What the task asks:
Only the lines from the start of the data through the line containing "(eval) at (403,207)" should be written out, exactly as they are, with both ends included and the pictures left out.

──────

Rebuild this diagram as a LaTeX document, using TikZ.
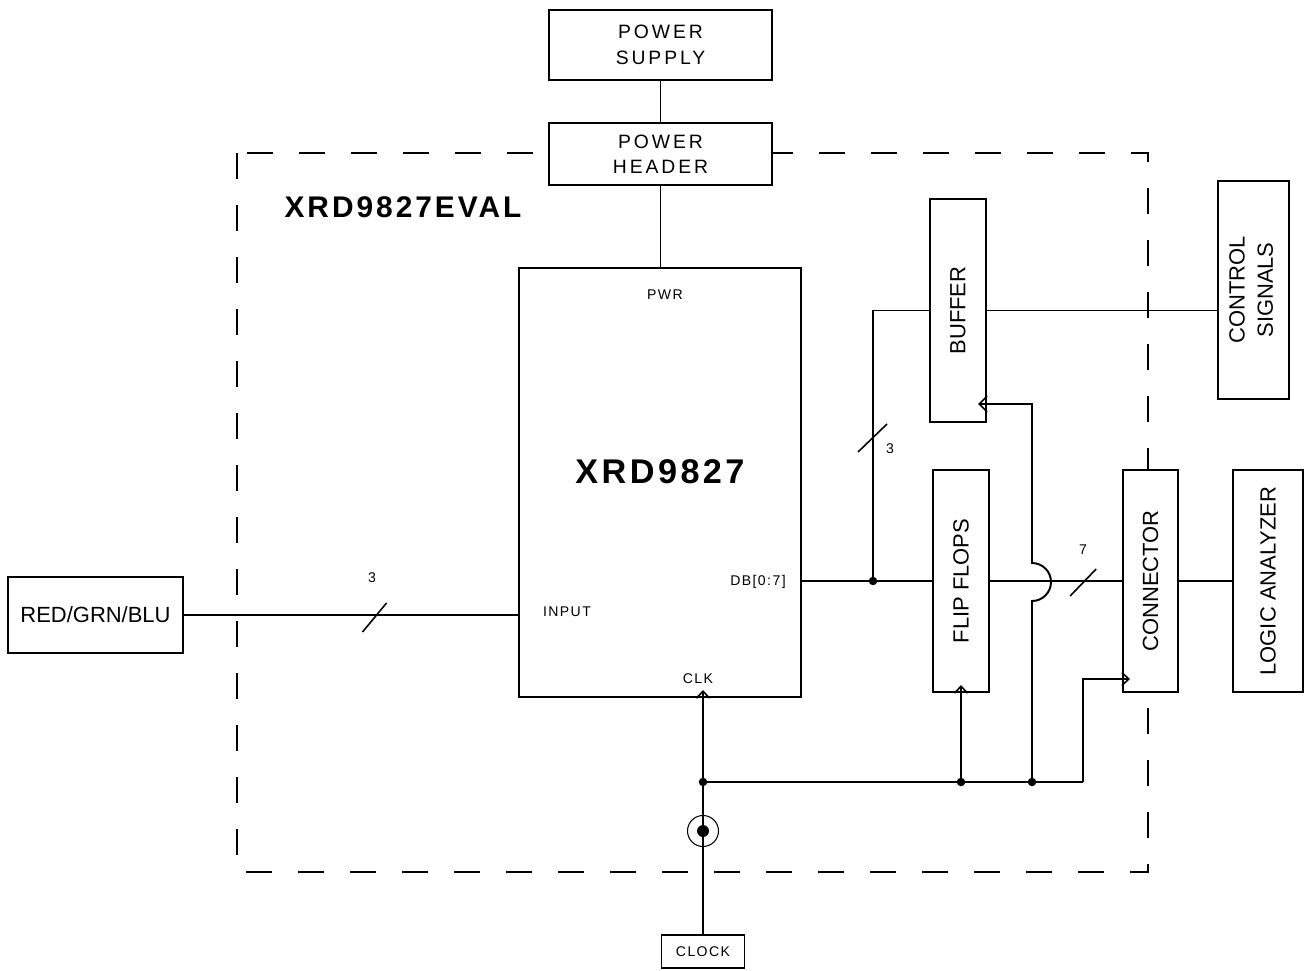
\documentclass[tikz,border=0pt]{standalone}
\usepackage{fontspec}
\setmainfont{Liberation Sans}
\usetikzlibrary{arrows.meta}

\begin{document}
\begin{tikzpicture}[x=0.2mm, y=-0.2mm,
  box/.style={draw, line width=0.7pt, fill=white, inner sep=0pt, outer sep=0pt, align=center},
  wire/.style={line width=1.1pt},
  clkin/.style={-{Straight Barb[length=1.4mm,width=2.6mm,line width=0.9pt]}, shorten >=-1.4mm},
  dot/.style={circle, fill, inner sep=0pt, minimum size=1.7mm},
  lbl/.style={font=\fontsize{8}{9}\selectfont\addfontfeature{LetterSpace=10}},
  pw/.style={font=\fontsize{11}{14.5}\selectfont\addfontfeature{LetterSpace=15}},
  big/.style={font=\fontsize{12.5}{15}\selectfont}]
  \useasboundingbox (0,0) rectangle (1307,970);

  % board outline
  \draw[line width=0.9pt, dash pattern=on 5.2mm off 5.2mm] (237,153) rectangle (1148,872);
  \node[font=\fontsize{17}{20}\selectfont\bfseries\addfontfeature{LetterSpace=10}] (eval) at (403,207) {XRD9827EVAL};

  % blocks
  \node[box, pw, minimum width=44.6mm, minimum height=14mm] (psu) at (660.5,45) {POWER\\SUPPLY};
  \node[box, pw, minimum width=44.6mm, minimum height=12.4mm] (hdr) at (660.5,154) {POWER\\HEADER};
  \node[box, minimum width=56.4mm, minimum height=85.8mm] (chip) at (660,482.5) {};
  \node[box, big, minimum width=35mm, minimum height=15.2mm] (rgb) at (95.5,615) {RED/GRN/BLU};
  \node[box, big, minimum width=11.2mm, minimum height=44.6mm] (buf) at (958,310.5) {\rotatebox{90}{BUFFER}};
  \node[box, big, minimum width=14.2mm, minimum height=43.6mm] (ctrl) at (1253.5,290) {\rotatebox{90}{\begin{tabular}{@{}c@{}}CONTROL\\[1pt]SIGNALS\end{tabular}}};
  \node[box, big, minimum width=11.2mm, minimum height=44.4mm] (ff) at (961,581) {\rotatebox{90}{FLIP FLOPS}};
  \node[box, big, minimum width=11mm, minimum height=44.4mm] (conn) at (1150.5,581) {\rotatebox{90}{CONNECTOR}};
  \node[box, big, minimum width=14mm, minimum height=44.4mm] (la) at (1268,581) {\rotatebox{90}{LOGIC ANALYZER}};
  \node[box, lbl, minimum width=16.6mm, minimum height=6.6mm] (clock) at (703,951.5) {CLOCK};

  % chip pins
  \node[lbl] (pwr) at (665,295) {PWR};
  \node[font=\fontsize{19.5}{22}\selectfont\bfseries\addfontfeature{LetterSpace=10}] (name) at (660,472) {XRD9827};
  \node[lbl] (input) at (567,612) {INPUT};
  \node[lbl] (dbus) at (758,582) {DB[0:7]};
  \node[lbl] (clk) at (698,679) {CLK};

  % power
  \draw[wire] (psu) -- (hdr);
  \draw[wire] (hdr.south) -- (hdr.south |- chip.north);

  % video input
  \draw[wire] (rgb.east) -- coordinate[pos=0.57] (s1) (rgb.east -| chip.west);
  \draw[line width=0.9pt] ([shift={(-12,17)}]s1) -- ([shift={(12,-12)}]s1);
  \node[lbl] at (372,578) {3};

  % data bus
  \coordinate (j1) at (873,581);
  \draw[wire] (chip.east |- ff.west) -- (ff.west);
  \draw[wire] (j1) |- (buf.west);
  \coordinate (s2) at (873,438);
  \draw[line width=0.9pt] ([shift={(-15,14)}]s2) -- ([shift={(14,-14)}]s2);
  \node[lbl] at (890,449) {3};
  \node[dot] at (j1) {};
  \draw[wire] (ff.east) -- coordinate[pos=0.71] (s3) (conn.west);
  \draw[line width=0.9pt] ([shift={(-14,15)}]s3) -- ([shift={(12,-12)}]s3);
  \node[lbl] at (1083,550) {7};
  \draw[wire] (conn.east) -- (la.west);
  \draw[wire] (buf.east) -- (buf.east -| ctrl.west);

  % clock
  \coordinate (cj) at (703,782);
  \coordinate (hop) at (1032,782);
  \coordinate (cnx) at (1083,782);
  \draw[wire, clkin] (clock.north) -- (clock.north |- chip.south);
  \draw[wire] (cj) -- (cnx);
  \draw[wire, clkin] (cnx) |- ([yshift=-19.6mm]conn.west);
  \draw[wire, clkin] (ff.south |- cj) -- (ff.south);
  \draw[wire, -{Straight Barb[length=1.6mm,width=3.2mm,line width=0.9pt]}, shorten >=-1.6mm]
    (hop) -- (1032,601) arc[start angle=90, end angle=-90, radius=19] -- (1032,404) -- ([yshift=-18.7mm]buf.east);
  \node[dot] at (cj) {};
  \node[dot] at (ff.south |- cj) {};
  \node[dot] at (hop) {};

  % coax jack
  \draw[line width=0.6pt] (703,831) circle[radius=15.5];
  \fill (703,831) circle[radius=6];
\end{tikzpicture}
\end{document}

──────

Result below:
Rebuild this diagram as a LaTeX document, using TikZ.
\documentclass[tikz,border=0pt]{standalone}
\usepackage{fontspec}
\setmainfont{Liberation Sans}
\usetikzlibrary{arrows.meta}

\begin{document}
\begin{tikzpicture}[x=0.2mm, y=-0.2mm,
  box/.style={draw, line width=0.7pt, fill=white, inner sep=0pt, outer sep=0pt, align=center},
  wire/.style={line width=1.1pt},
  clkin/.style={-{Straight Barb[length=1.4mm,width=2.6mm,line width=0.9pt]}, shorten >=-1.4mm},
  dot/.style={circle, fill, inner sep=0pt, minimum size=1.7mm},
  lbl/.style={font=\fontsize{8}{9}\selectfont\addfontfeature{LetterSpace=10}},
  pw/.style={font=\fontsize{11}{14.5}\selectfont\addfontfeature{LetterSpace=15}},
  big/.style={font=\fontsize{12.5}{15}\selectfont}]
  \useasboundingbox (0,0) rectangle (1307,970);

  % board outline
  \draw[line width=0.9pt, dash pattern=on 5.2mm off 5.2mm] (237,153) rectangle (1148,872);
  \node[font=\fontsize{17}{20}\selectfont\bfseries\addfontfeature{LetterSpace=10}] (eval) at (403,207) {XRD9827EVAL};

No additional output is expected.